§ Work to be completed: What follows is a listing; give it again exactly, in its entirety.

# Stored data start

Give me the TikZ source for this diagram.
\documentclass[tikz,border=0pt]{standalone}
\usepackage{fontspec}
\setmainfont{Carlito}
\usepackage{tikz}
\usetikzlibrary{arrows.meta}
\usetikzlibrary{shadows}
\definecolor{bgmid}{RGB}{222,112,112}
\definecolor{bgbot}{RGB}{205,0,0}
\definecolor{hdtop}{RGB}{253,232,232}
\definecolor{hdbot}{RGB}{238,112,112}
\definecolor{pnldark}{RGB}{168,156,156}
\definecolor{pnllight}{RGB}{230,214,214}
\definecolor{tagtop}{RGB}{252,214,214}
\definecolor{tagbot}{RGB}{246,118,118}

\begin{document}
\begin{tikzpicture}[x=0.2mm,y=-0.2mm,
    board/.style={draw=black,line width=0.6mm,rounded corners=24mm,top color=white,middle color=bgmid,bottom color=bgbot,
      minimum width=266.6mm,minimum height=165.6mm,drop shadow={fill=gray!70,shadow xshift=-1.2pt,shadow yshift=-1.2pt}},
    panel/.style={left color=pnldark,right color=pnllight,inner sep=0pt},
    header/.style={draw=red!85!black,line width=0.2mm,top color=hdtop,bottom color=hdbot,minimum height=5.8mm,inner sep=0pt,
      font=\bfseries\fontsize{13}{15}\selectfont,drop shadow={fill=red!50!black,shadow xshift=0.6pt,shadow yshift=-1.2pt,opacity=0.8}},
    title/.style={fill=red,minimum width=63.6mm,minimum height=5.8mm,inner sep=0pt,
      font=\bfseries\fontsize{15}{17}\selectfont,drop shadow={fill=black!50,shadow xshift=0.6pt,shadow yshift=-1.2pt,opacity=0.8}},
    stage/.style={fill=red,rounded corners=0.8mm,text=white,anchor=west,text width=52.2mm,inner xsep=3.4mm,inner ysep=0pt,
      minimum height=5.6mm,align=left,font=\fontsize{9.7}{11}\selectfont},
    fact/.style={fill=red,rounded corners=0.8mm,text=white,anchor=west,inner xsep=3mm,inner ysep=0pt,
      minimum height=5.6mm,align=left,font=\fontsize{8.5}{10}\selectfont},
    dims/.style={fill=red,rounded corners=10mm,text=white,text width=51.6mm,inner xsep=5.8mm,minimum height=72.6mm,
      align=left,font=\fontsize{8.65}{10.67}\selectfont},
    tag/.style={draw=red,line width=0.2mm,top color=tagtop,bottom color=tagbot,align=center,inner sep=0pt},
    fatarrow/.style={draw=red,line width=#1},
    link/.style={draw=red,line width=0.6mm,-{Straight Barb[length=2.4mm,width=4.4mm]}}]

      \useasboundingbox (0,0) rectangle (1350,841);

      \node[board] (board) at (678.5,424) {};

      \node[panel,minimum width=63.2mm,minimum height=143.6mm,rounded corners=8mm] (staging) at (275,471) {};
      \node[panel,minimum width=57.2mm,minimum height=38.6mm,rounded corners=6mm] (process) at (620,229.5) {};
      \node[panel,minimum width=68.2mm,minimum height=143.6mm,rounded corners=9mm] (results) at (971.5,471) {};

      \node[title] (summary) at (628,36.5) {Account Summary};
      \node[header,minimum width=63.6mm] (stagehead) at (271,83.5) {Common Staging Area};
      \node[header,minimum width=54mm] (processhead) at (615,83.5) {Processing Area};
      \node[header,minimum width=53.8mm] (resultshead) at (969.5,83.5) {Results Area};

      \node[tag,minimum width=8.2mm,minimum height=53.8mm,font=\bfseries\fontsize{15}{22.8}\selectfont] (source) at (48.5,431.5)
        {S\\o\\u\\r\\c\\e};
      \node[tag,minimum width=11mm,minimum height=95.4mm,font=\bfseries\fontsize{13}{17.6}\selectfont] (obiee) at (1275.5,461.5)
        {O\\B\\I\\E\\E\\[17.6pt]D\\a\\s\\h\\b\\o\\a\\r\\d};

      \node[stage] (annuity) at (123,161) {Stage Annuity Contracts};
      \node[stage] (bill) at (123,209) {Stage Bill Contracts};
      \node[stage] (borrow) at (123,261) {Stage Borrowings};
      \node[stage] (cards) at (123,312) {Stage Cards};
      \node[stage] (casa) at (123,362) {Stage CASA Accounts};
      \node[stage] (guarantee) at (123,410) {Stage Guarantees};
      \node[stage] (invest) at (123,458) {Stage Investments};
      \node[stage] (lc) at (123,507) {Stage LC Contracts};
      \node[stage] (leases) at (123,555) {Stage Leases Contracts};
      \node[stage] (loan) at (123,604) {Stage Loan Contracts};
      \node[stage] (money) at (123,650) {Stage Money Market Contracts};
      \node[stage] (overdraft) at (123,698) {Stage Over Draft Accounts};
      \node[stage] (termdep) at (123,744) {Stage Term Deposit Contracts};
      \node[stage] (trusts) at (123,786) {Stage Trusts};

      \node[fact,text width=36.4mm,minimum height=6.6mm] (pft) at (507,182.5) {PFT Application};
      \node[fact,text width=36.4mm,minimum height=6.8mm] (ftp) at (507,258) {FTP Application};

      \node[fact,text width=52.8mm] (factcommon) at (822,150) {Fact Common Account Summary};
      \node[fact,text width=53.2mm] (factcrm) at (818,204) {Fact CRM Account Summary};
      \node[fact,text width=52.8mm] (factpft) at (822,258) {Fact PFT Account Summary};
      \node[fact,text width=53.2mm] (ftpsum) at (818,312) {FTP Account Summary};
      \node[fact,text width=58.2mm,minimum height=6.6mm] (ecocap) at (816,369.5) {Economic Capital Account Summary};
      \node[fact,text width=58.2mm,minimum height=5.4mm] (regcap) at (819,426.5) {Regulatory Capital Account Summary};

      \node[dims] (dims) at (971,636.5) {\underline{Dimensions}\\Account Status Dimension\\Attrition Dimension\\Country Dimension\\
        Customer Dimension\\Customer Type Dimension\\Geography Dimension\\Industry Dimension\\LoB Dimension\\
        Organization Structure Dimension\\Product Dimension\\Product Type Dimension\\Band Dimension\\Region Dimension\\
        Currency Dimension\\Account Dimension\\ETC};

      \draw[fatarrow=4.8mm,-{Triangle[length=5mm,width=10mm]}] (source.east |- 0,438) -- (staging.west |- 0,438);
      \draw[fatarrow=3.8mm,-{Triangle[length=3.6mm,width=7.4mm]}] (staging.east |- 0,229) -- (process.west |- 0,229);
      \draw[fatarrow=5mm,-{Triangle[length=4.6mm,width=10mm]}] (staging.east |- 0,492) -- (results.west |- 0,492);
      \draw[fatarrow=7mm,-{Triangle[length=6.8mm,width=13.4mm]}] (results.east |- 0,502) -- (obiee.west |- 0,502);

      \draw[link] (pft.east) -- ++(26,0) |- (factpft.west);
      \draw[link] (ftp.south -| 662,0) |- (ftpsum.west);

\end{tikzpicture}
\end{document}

# Stored data end

§ The answer:
Give me the TikZ source for this diagram.
\documentclass[tikz,border=0pt]{standalone}
\usepackage{fontspec}
\setmainfont{Carlito}
\usepackage{tikz}
\usetikzlibrary{arrows.meta}
\usetikzlibrary{shadows}
\definecolor{bgmid}{RGB}{222,112,112}
\definecolor{bgbot}{RGB}{205,0,0}
\definecolor{hdtop}{RGB}{253,232,232}
\definecolor{hdbot}{RGB}{238,112,112}
\definecolor{pnldark}{RGB}{168,156,156}
\definecolor{pnllight}{RGB}{230,214,214}
\definecolor{tagtop}{RGB}{252,214,214}
\definecolor{tagbot}{RGB}{246,118,118}

\begin{document}
\begin{tikzpicture}[x=0.2mm,y=-0.2mm,
    board/.style={draw=black,line width=0.6mm,rounded corners=24mm,top color=white,middle color=bgmid,bottom color=bgbot,
      minimum width=266.6mm,minimum height=165.6mm,drop shadow={fill=gray!70,shadow xshift=-1.2pt,shadow yshift=-1.2pt}},
    panel/.style={left color=pnldark,right color=pnllight,inner sep=0pt},
    header/.style={draw=red!85!black,line width=0.2mm,top color=hdtop,bottom color=hdbot,minimum height=5.8mm,inner sep=0pt,
      font=\bfseries\fontsize{13}{15}\selectfont,drop shadow={fill=red!50!black,shadow xshift=0.6pt,shadow yshift=-1.2pt,opacity=0.8}},
    title/.style={fill=red,minimum width=63.6mm,minimum height=5.8mm,inner sep=0pt,
      font=\bfseries\fontsize{15}{17}\selectfont,drop shadow={fill=black!50,shadow xshift=0.6pt,shadow yshift=-1.2pt,opacity=0.8}},
    stage/.style={fill=red,rounded corners=0.8mm,text=white,anchor=west,text width=52.2mm,inner xsep=3.4mm,inner ysep=0pt,
      minimum height=5.6mm,align=left,font=\fontsize{9.7}{11}\selectfont},
    fact/.style={fill=red,rounded corners=0.8mm,text=white,anchor=west,inner xsep=3mm,inner ysep=0pt,
      minimum height=5.6mm,align=left,font=\fontsize{8.5}{10}\selectfont},
    dims/.style={fill=red,rounded corners=10mm,text=white,text width=51.6mm,inner xsep=5.8mm,minimum height=72.6mm,
      align=left,font=\fontsize{8.65}{10.67}\selectfont},
    tag/.style={draw=red,line width=0.2mm,top color=tagtop,bottom color=tagbot,align=center,inner sep=0pt},
    fatarrow/.style={draw=red,line width=#1},
    link/.style={draw=red,line width=0.6mm,-{Straight Barb[length=2.4mm,width=4.4mm]}}]

      \useasboundingbox (0,0) rectangle (1350,841);

      \node[board] (board) at (678.5,424) {};

      \node[panel,minimum width=63.2mm,minimum height=143.6mm,rounded corners=8mm] (staging) at (275,471) {};
      \node[panel,minimum width=57.2mm,minimum height=38.6mm,rounded corners=6mm] (process) at (620,229.5) {};
      \node[panel,minimum width=68.2mm,minimum height=143.6mm,rounded corners=9mm] (results) at (971.5,471) {};

      \node[title] (summary) at (628,36.5) {Account Summary};
      \node[header,minimum width=63.6mm] (stagehead) at (271,83.5) {Common Staging Area};
      \node[header,minimum width=54mm] (processhead) at (615,83.5) {Processing Area};
      \node[header,minimum width=53.8mm] (resultshead) at (969.5,83.5) {Results Area};

      \node[tag,minimum width=8.2mm,minimum height=53.8mm,font=\bfseries\fontsize{15}{22.8}\selectfont] (source) at (48.5,431.5)
        {S\\o\\u\\r\\c\\e};
      \node[tag,minimum width=11mm,minimum height=95.4mm,font=\bfseries\fontsize{13}{17.6}\selectfont] (obiee) at (1275.5,461.5)
        {O\\B\\I\\E\\E\\[17.6pt]D\\a\\s\\h\\b\\o\\a\\r\\d};

      \node[stage] (annuity) at (123,161) {Stage Annuity Contracts};
      \node[stage] (bill) at (123,209) {Stage Bill Contracts};
      \node[stage] (borrow) at (123,261) {Stage Borrowings};
      \node[stage] (cards) at (123,312) {Stage Cards};
      \node[stage] (casa) at (123,362) {Stage CASA Accounts};
      \node[stage] (guarantee) at (123,410) {Stage Guarantees};
      \node[stage] (invest) at (123,458) {Stage Investments};
      \node[stage] (lc) at (123,507) {Stage LC Contracts};
      \node[stage] (leases) at (123,555) {Stage Leases Contracts};
      \node[stage] (loan) at (123,604) {Stage Loan Contracts};
      \node[stage] (money) at (123,650) {Stage Money Market Contracts};
      \node[stage] (overdraft) at (123,698) {Stage Over Draft Accounts};
      \node[stage] (termdep) at (123,744) {Stage Term Deposit Contracts};
      \node[stage] (trusts) at (123,786) {Stage Trusts};

      \node[fact,text width=36.4mm,minimum height=6.6mm] (pft) at (507,182.5) {PFT Application};
      \node[fact,text width=36.4mm,minimum height=6.8mm] (ftp) at (507,258) {FTP Application};

      \node[fact,text width=52.8mm] (factcommon) at (822,150) {Fact Common Account Summary};
      \node[fact,text width=53.2mm] (factcrm) at (818,204) {Fact CRM Account Summary};
      \node[fact,text width=52.8mm] (factpft) at (822,258) {Fact PFT Account Summary};
      \node[fact,text width=53.2mm] (ftpsum) at (818,312) {FTP Account Summary};
      \node[fact,text width=58.2mm,minimum height=6.6mm] (ecocap) at (816,369.5) {Economic Capital Account Summary};
      \node[fact,text width=58.2mm,minimum height=5.4mm] (regcap) at (819,426.5) {Regulatory Capital Account Summary};

      \node[dims] (dims) at (971,636.5) {\underline{Dimensions}\\Account Status Dimension\\Attrition Dimension\\Country Dimension\\
        Customer Dimension\\Customer Type Dimension\\Geography Dimension\\Industry Dimension\\LoB Dimension\\
        Organization Structure Dimension\\Product Dimension\\Product Type Dimension\\Band Dimension\\Region Dimension\\
        Currency Dimension\\Account Dimension\\ETC};

      \draw[fatarrow=4.8mm,-{Triangle[length=5mm,width=10mm]}] (source.east |- 0,438) -- (staging.west |- 0,438);
      \draw[fatarrow=3.8mm,-{Triangle[length=3.6mm,width=7.4mm]}] (staging.east |- 0,229) -- (process.west |- 0,229);
      \draw[fatarrow=5mm,-{Triangle[length=4.6mm,width=10mm]}] (staging.east |- 0,492) -- (results.west |- 0,492);
      \draw[fatarrow=7mm,-{Triangle[length=6.8mm,width=13.4mm]}] (results.east |- 0,502) -- (obiee.west |- 0,502);

      \draw[link] (pft.east) -- ++(26,0) |- (factpft.west);
      \draw[link] (ftp.south -| 662,0) |- (ftpsum.west);

\end{tikzpicture}
\end{document}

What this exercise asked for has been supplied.